#### WRITTEN TASK
Can you give all the records again without altering a single character?

#### DATASET ROWS
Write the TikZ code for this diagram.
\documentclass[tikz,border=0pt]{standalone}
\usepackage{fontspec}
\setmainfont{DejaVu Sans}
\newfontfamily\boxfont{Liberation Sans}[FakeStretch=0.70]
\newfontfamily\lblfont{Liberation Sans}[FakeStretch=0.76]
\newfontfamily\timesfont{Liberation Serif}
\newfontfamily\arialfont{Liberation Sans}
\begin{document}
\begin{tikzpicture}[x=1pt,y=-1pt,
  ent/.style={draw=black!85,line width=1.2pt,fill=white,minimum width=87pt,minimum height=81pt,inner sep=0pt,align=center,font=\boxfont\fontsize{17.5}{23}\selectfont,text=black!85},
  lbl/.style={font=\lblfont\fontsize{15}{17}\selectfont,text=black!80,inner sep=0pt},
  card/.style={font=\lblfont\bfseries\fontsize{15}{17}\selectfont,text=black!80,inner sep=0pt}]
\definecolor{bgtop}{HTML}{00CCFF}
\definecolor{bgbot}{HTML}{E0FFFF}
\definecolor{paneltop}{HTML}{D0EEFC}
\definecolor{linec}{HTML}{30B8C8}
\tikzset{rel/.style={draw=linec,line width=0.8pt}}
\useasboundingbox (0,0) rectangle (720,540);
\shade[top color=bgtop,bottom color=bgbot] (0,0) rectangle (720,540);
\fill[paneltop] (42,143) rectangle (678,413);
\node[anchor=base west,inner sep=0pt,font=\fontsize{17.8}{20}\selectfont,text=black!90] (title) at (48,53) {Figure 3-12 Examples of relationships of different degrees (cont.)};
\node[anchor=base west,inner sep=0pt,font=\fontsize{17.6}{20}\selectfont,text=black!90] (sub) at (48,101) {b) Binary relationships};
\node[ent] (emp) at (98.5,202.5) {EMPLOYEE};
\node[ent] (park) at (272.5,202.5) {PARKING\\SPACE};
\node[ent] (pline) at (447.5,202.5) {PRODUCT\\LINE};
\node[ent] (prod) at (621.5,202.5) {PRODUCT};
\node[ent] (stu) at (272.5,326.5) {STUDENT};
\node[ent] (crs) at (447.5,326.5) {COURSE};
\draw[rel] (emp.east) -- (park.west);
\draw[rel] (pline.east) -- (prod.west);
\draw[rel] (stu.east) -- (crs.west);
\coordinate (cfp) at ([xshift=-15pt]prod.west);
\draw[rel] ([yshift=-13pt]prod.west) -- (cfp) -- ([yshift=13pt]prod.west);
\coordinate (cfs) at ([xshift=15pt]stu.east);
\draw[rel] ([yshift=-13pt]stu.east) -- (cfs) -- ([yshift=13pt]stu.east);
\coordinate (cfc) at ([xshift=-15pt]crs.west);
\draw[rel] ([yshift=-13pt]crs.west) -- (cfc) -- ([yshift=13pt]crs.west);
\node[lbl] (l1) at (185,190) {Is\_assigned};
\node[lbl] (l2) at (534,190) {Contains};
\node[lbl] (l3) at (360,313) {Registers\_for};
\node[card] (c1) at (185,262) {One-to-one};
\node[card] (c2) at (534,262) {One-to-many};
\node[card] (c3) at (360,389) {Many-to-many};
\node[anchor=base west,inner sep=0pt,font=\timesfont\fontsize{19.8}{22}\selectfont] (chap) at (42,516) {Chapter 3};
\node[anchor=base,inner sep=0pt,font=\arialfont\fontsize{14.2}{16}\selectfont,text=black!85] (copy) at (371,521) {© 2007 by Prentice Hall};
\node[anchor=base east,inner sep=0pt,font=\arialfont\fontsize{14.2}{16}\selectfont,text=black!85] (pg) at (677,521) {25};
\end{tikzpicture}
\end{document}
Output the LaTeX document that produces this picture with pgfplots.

#### ANSWER TO THE EXERCISE
Write the TikZ code for this diagram.
\documentclass[tikz,border=0pt]{standalone}
\usepackage{fontspec}
\setmainfont{DejaVu Sans}
\newfontfamily\boxfont{Liberation Sans}[FakeStretch=0.70]
\newfontfamily\lblfont{Liberation Sans}[FakeStretch=0.76]
\newfontfamily\timesfont{Liberation Serif}
\newfontfamily\arialfont{Liberation Sans}
\begin{document}
\begin{tikzpicture}[x=1pt,y=-1pt,
  ent/.style={draw=black!85,line width=1.2pt,fill=white,minimum width=87pt,minimum height=81pt,inner sep=0pt,align=center,font=\boxfont\fontsize{17.5}{23}\selectfont,text=black!85},
  lbl/.style={font=\lblfont\fontsize{15}{17}\selectfont,text=black!80,inner sep=0pt},
  card/.style={font=\lblfont\bfseries\fontsize{15}{17}\selectfont,text=black!80,inner sep=0pt}]
\definecolor{bgtop}{HTML}{00CCFF}
\definecolor{bgbot}{HTML}{E0FFFF}
\definecolor{paneltop}{HTML}{D0EEFC}
\definecolor{linec}{HTML}{30B8C8}
\tikzset{rel/.style={draw=linec,line width=0.8pt}}
\useasboundingbox (0,0) rectangle (720,540);
\shade[top color=bgtop,bottom color=bgbot] (0,0) rectangle (720,540);
\fill[paneltop] (42,143) rectangle (678,413);
\node[anchor=base west,inner sep=0pt,font=\fontsize{17.8}{20}\selectfont,text=black!90] (title) at (48,53) {Figure 3-12 Examples of relationships of different degrees (cont.)};
\node[anchor=base west,inner sep=0pt,font=\fontsize{17.6}{20}\selectfont,text=black!90] (sub) at (48,101) {b) Binary relationships};
\node[ent] (emp) at (98.5,202.5) {EMPLOYEE};
\node[ent] (park) at (272.5,202.5) {PARKING\\SPACE};
\node[ent] (pline) at (447.5,202.5) {PRODUCT\\LINE};
\node[ent] (prod) at (621.5,202.5) {PRODUCT};
\node[ent] (stu) at (272.5,326.5) {STUDENT};
\node[ent] (crs) at (447.5,326.5) {COURSE};
\draw[rel] (emp.east) -- (park.west);
\draw[rel] (pline.east) -- (prod.west);
\draw[rel] (stu.east) -- (crs.west);
\coordinate (cfp) at ([xshift=-15pt]prod.west);
\draw[rel] ([yshift=-13pt]prod.west) -- (cfp) -- ([yshift=13pt]prod.west);
\coordinate (cfs) at ([xshift=15pt]stu.east);
\draw[rel] ([yshift=-13pt]stu.east) -- (cfs) -- ([yshift=13pt]stu.east);
\coordinate (cfc) at ([xshift=-15pt]crs.west);
\draw[rel] ([yshift=-13pt]crs.west) -- (cfc) -- ([yshift=13pt]crs.west);
\node[lbl] (l1) at (185,190) {Is\_assigned};
\node[lbl] (l2) at (534,190) {Contains};
\node[lbl] (l3) at (360,313) {Registers\_for};
\node[card] (c1) at (185,262) {One-to-one};
\node[card] (c2) at (534,262) {One-to-many};
\node[card] (c3) at (360,389) {Many-to-many};
\node[anchor=base west,inner sep=0pt,font=\timesfont\fontsize{19.8}{22}\selectfont] (chap) at (42,516) {Chapter 3};
\node[anchor=base,inner sep=0pt,font=\arialfont\fontsize{14.2}{16}\selectfont,text=black!85] (copy) at (371,521) {© 2007 by Prentice Hall};
\node[anchor=base east,inner sep=0pt,font=\arialfont\fontsize{14.2}{16}\selectfont,text=black!85] (pg) at (677,521) {25};
\end{tikzpicture}
\end{document}
Output the LaTeX document that produces this picture with pgfplots.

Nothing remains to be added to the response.